LFD Book Forum

LFD Book Forum (http://book.caltech.edu/bookforum/index.php)
-   Homework 1 (http://book.caltech.edu/bookforum/forumdisplay.php?f=130)
-   -   PLA computing speed (http://book.caltech.edu/bookforum/showthread.php?t=4171)

Michael Reach 04-07-2013 08:48 PM

PLA computing speed
 
I'm a little concerned by how long my computations are taking (in R) on my home computer: ten minutes or more for the 100 points 1000 times. Is that normal, or is this just the tip of the iceberg, and the later assignments will take years?

yaser 04-07-2013 09:11 PM

Re: PLA computing speed
 
Quote:

Originally Posted by Michael Reach (Post 10216)
is this just the tip of the iceberg, and the later assignments will take years?

No danger of that!

Elroch 04-08-2013 05:15 PM

Re: PLA computing speed
 
Quote:

Originally Posted by Michael Reach (Post 10216)
I'm a little concerned by how long my computations are taking (in R) on my home computer: ten minutes or more for the 100 points 1000 times. Is that normal, or is this just the tip of the iceberg, and the later assignments will take years?

If it's any consolation, I'm using R as well, and I believe my program was slower than yours!

IsidroHidalgo 04-08-2013 05:27 PM

Re: PLA computing speed
 
My 1000 iterations of N=10 points have taked 45 min... R running in a Notebook:(
I'm choosing the first missclassified point. I wonder if taking the closest to f(x) in each iteration can improve the algorithm speed

kafar 04-08-2013 08:29 PM

Re: PLA computing speed
 
you probably want to switch to c++. it took just a couple minutes to run 10k N=100 runs.:D and i didn't really optimize the code.

pyguy 04-08-2013 11:17 PM

Re: PLA computing speed
 
I've been using Python and NumPy. My solution for N=100 with 1000 iterations was taking 4 minutes previously, and changing to PyPy and NumPyPy took it down to just 5 seconds. NumPyPy support isn't 100% yet, but it's getting there and the performance benefits of PyPy can be very nice without having to change your code.
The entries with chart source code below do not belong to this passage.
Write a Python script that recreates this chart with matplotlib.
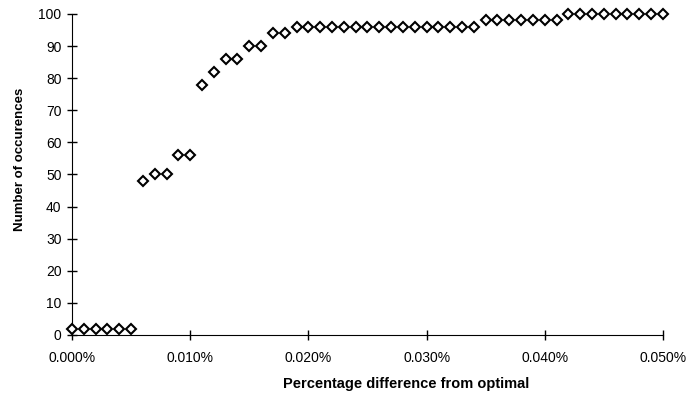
import numpy as np
from matplotlib import pyplot as plt

plt.rcParams['font.family'] = ['Liberation Sans', 'DejaVu Sans']

# percentage difference from optimal, step 0.001%
pct = np.arange(51) * 0.001
counts = [2, 2, 2, 2, 2, 2, 48, 50, 50, 56, 56, 78, 82, 86, 86, 90, 90, 94, 94,
          96, 96, 96, 96, 96, 96, 96, 96, 96, 96, 96, 96, 96, 96, 96, 96,
          98, 98, 98, 98, 98, 98, 98,
          100, 100, 100, 100, 100, 100, 100, 100, 100]
xticks = [0.0, 0.01, 0.02, 0.03, 0.04, 0.05]
yticks = list(range(0, 101, 10))

fig = plt.figure(figsize=(6.89, 4.01), dpi=100)
ax = fig.add_axes([0.1045, 0.1646, 0.8577, 0.8005])
ax.plot(pct, counts, linestyle='none', marker='D', markersize=5.5,
        markerfacecolor='white', markeredgecolor='black', markeredgewidth=1.5,
        clip_on=False, zorder=3)

ax.set_xlim(0, 0.05)
ax.set_ylim(0, 100)
ax.set_xticks(xticks)
ax.set_xticklabels(['%.3f%%' % v for v in xticks])
ax.set_yticks(yticks)
ax.spines['top'].set_visible(False)
ax.spines['right'].set_visible(False)
ax.tick_params(direction='inout', length=7, width=1, labelsize=10, pad=4)
ax.tick_params(axis='x', pad=8)

ax.set_xlabel('Percentage difference from optimal', fontsize=10.5, fontweight='bold')
ax.set_ylabel('Number of occurences', fontsize=9.5, fontweight='bold')
ax.xaxis.set_label_coords(0.565, -0.13)
ax.yaxis.set_label_coords(-0.078, 0.548)

fig.savefig('out.png', dpi=100)
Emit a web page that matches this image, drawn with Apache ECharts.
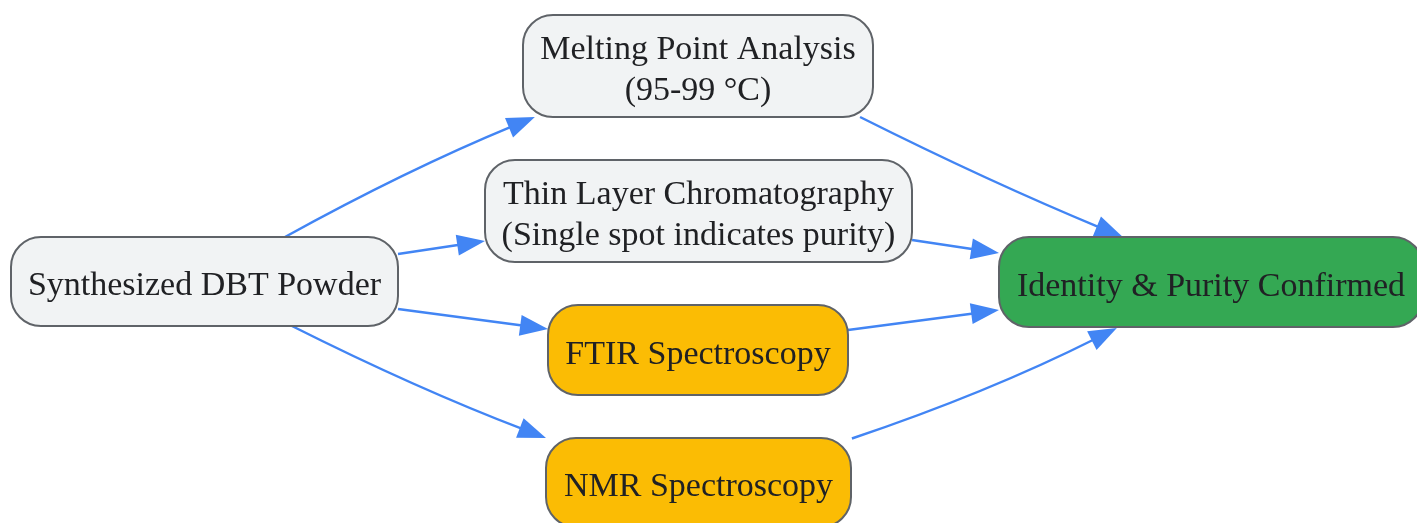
<!DOCTYPE html>
<html>
<head>
<meta charset="utf-8">
<script src="https://cdn.jsdelivr.net/npm/echarts@6/dist/echarts.min.js"></script>
<style>
html,body{margin:0;padding:0;background:#fff;}
#chart{width:1417px;height:523px;}
</style>
</head>
<body>
<div id="chart"></div>
<script>
// ---- diagram content ----
var nodeLabels = [
  'Synthesized DBT Powder',
  'Melting Point Analysis\n(95-99 °C)',
  'Thin Layer Chromatography\n(Single spot indicates purity)',
  'FTIR Spectroscopy',
  'NMR Spectroscopy',
  'Identity & Purity Confirmed'
];
var nodeKinds = ['input', 'input', 'input', 'spectro', 'spectro', 'result'];
// edges: [source, target]
var edgeSources = [0, 0, 0, 0, 1, 2, 3, 4];
var edgeTargets = [1, 2, 3, 4, 5, 5, 5, 5];

// ---- layout (positions / sizes, in pixels of the 1417x523 canvas) ----
var layoutX = [204.5, 698, 698.5, 698, 698.5, 1211];
var layoutY = [281.5, 66, 211, 350, 482.5, 282];
var layoutW = [387, 350, 427, 300, 305, 424];
var layoutH = [89, 102, 102, 90, 89, 90];
// anchor of each edge end relative to node box (fraction of width / height from centre)
var edgeSrcAnchor = [[0.208, -0.5], [0.5, -0.31], [0.5, 0.309], [0.226, 0.5], [0.463, 0.5], [0.5, 0.284], [0.5, -0.222], [0.503, -0.494]];
var edgeTgtAnchor = [[-0.466, 0.5], [-0.5, 0.294], [-0.5, -0.233], [-0.5, -0.5], [-0.208, -0.5], [-0.5, -0.322], [-0.5, 0.311], [-0.222, 0.511]];
var edgeCurve = [0.028, 0, 0, -0.025, -0.018, 0, 0, -0.035];

// ---- styles ----
var fills = { input: '#f1f3f4', spectro: '#fbbc04', result: '#34a853' };
var borderColor = '#5f6368';
var edgeColor = '#4285f4';
var textColor = '#202124';
var fontFamily = '"Liberation Serif", "DejaVu Serif", serif';

var chart = echarts.init(document.getElementById('chart'), null, { renderer: 'canvas' });

function anchorPoint(api, n, a) {
  var c = api.coord([layoutX[n], layoutY[n]]);
  var s = api.size([layoutW[n], layoutH[n]]);
  return [c[0] + a[0] * s[0], c[1] + a[1] * Math.abs(s[1])];
}

var option = {
  animation: false,
  backgroundColor: '#ffffff',
  grid: { left: 0, right: 0, top: 0, bottom: 0 },
  xAxis: { type: 'value', min: 0, max: 1417, show: false },
  yAxis: { type: 'value', min: 0, max: 523, inverse: true, show: false },
  series: [
    {
      type: 'custom',
      name: 'edges',
      silent: true,
      clip: false,
      coordinateSystem: 'cartesian2d',
      data: edgeSources.map(function (s, i) { return [layoutX[s], layoutY[s], layoutX[edgeTargets[i]], layoutY[edgeTargets[i]]]; }),
      renderItem: function (params, api) {
        var i = params.dataIndex;
        var p0 = anchorPoint(api, edgeSources[i], edgeSrcAnchor[i]);
        var p1 = anchorPoint(api, edgeTargets[i], edgeTgtAnchor[i]);
        var dx = p1[0] - p0[0], dy = p1[1] - p0[1];
        var k = edgeCurve[i];
        var cp = [(p0[0] + p1[0]) / 2 + dy * k, (p0[1] + p1[1]) / 2 - dx * k];
        var tx = p1[0] - cp[0], ty = p1[1] - cp[1];
        var tl = Math.sqrt(tx * tx + ty * ty);
        tx /= tl; ty /= tl;
        var headLen = 28, headW = 10.5;
        var bx = p1[0] - tx * headLen, by = p1[1] - ty * headLen;
        var ex = p1[0] - tx * (headLen - 4), ey = p1[1] - ty * (headLen - 4);
        return {
          type: 'group',
          children: [
            {
              type: 'bezierCurve',
              shape: { x1: p0[0], y1: p0[1], x2: ex, y2: ey, cpx1: cp[0], cpy1: cp[1] },
              style: { stroke: edgeColor, lineWidth: 2.5, fill: null }
            },
            {
              type: 'polygon',
              shape: { points: [[p1[0], p1[1]], [bx - ty * headW, by + tx * headW], [bx + ty * headW, by - tx * headW]] },
              style: { fill: edgeColor }
            }
          ]
        };
      }
    },
    {
      type: 'custom',
      name: 'nodes',
      silent: true,
      clip: false,
      coordinateSystem: 'cartesian2d',
      data: nodeLabels.map(function (l, i) { return [layoutX[i], layoutY[i]]; }),
      renderItem: function (params, api) {
        var i = params.dataIndex;
        var c = api.coord([api.value(0), api.value(1)]);
        var s = api.size([layoutW[i], layoutH[i]]);
        var w = s[0], h = Math.abs(s[1]);
        return {
          type: 'group',
          children: [
            {
              type: 'rect',
              shape: { x: c[0] - w / 2, y: c[1] - h / 2, width: w, height: h, r: 30 },
              style: { fill: fills[nodeKinds[i]], stroke: borderColor, lineWidth: 2 }
            },
            {
              type: 'text',
              style: {
                text: nodeLabels[i],
                x: c[0],
                y: c[1] + 5,
                align: 'center',
                verticalAlign: 'middle',
                fontFamily: fontFamily,
                fontSize: 34,
                lineHeight: 41,
                fill: textColor
              }
            }
          ]
        };
      }
    }
  ]
};
chart.setOption(option);
</script>
</body>
</html>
jlaurentum 04-09-2013 07:53 AM

Re: PLA computing speed
 
Hello.

I used R too. I did 500 iterations for N=100 and it took forever. I used a while loop for the main part of the PLA. R is very inefficient with while loops and I don't see an easy way to vectorize the code. I also have the same question as Isidro - can the misclassification point chosen at each iteration affect the speed? Is there a better choice than just taking the first misclassified point you bump into?

Oh and btw, you guys did vectorize the classification for the N points with a good old sapply didnt you?
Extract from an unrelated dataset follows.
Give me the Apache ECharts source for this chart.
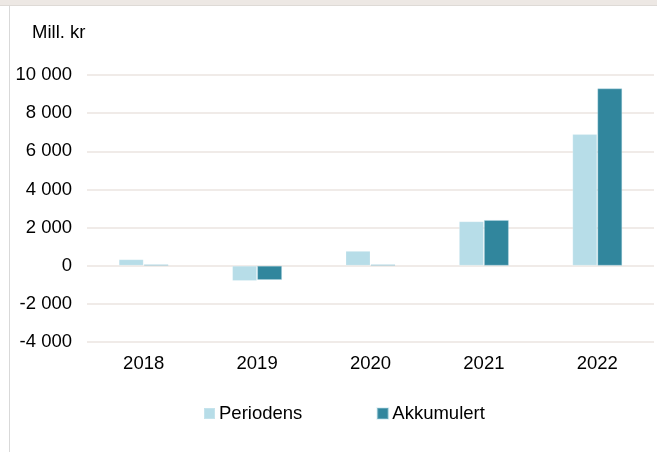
<!DOCTYPE html>
<html>
<head>
<meta charset="utf-8">
<script src="https://cdn.jsdelivr.net/npm/echarts@6/dist/echarts.min.js"></script>
<style>
  html, body { margin: 0; padding: 0; background: #fff; }
  #main { width: 657px; height: 452px; }
</style>
</head>
<body>
<div id="main"></div>
<script>
var years = ['2018', '2019', '2020', '2021', '2022']
var periodens = [340, -800, 780, 2330, 6900]
var akkumulert = [70, -750, 70, 2400, 9300]
var seriesNames = ['Periodens', 'Akkumulert']
var colors = ['#b7dde8', '#31869d']

var font = 'Liberation Sans, Arial, sans-serif'

function fmt(v) {
  var s = String(Math.abs(v)).replace(/\B(?=(\d{3})+(?!\d))/g, ' ')
  return (v < 0 ? '-' : '') + s
}

var myChart = echarts.init(document.getElementById('main'))
var option = {
  animation: false,
  textStyle: { fontFamily: font },
  grid: { left: 87, right: 3, top: 75, bottom: 110, containLabel: false },
  graphic: [
    { type: 'rect', left: 0, top: 0, shape: { width: 657, height: 5 }, style: { fill: '#ede8e4' }, silent: true },
    { type: 'rect', left: 0, top: 5, shape: { width: 657, height: 1 }, style: { fill: '#dedad6' }, silent: true },
    { type: 'rect', left: 9, top: 6, shape: { width: 1, height: 446 }, style: { fill: '#d9d9d9' }, silent: true },
    { type: 'text', left: 32, top: 23, style: { text: 'Mill. kr', fill: '#000', font: '18.5px ' + font } }
  ],
  legend: {
    left: 203,
    top: 404,
    padding: 0,
    itemGap: 74,
    itemWidth: 11,
    itemHeight: 11,
    icon: 'rect',
    textStyle: { fontSize: 18.5, color: '#000', padding: [0, 0, 0, -1] },
    data: seriesNames
  },
  xAxis: {
    type: 'category',
    data: years,
    axisLine: { show: false },
    axisTick: { show: false },
    axisLabel: { fontSize: 18.5, color: '#000', margin: 12 }
  },
  yAxis: {
    type: 'value',
    min: -4000,
    max: 10000,
    interval: 2000,
    axisLine: { show: false },
    axisTick: { show: false },
    axisLabel: { fontSize: 18.5, color: '#000', margin: 15, formatter: fmt },
    splitLine: { lineStyle: { color: '#ebe5e0', width: 1.5 } }
  },
  series: [
    {
      name: seriesNames[0],
      type: 'bar',
      data: periodens,
      barWidth: 25,
      barGap: '0%',
      itemStyle: { color: colors[0], borderColor: 'rgba(255,255,255,0.2)', borderWidth: 1 }
    },
    {
      name: seriesNames[1],
      type: 'bar',
      data: akkumulert,
      barWidth: 25,
      barGap: '0%',
      itemStyle: { color: colors[1], borderColor: 'rgba(183,221,232,0.35)', borderWidth: 1 }
    }
  ]
}
myChart.setOption(option)
</script>
</body>
</html>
IsidroHidalgo 04-09-2013 08:06 AM

Re: PLA computing speed
 
I reach the code vectorization and it's great: 2 min for 1000 iterations with N=10 and 3 min for another 1000 with N=100.
jlaurentum: use apply to vectorization of sign: sign(apply(s.points, 1, "%*%", omega))

jlaurentum 04-09-2013 08:14 AM

Re: PLA computing speed
 
Isidro:

I used sapply on the sign function with an inner product argument. However, my code is very slow because of this (in pseudo code)

while there are misclassified points:
update the weight vector according to the correct output for that misclassified point
predict all the outputs according to the new weight vector (in just one instruction with
the sapply)
end while


My problem with speed is due to the while. Or maybe taking the first misclassified point is not the best thing to do...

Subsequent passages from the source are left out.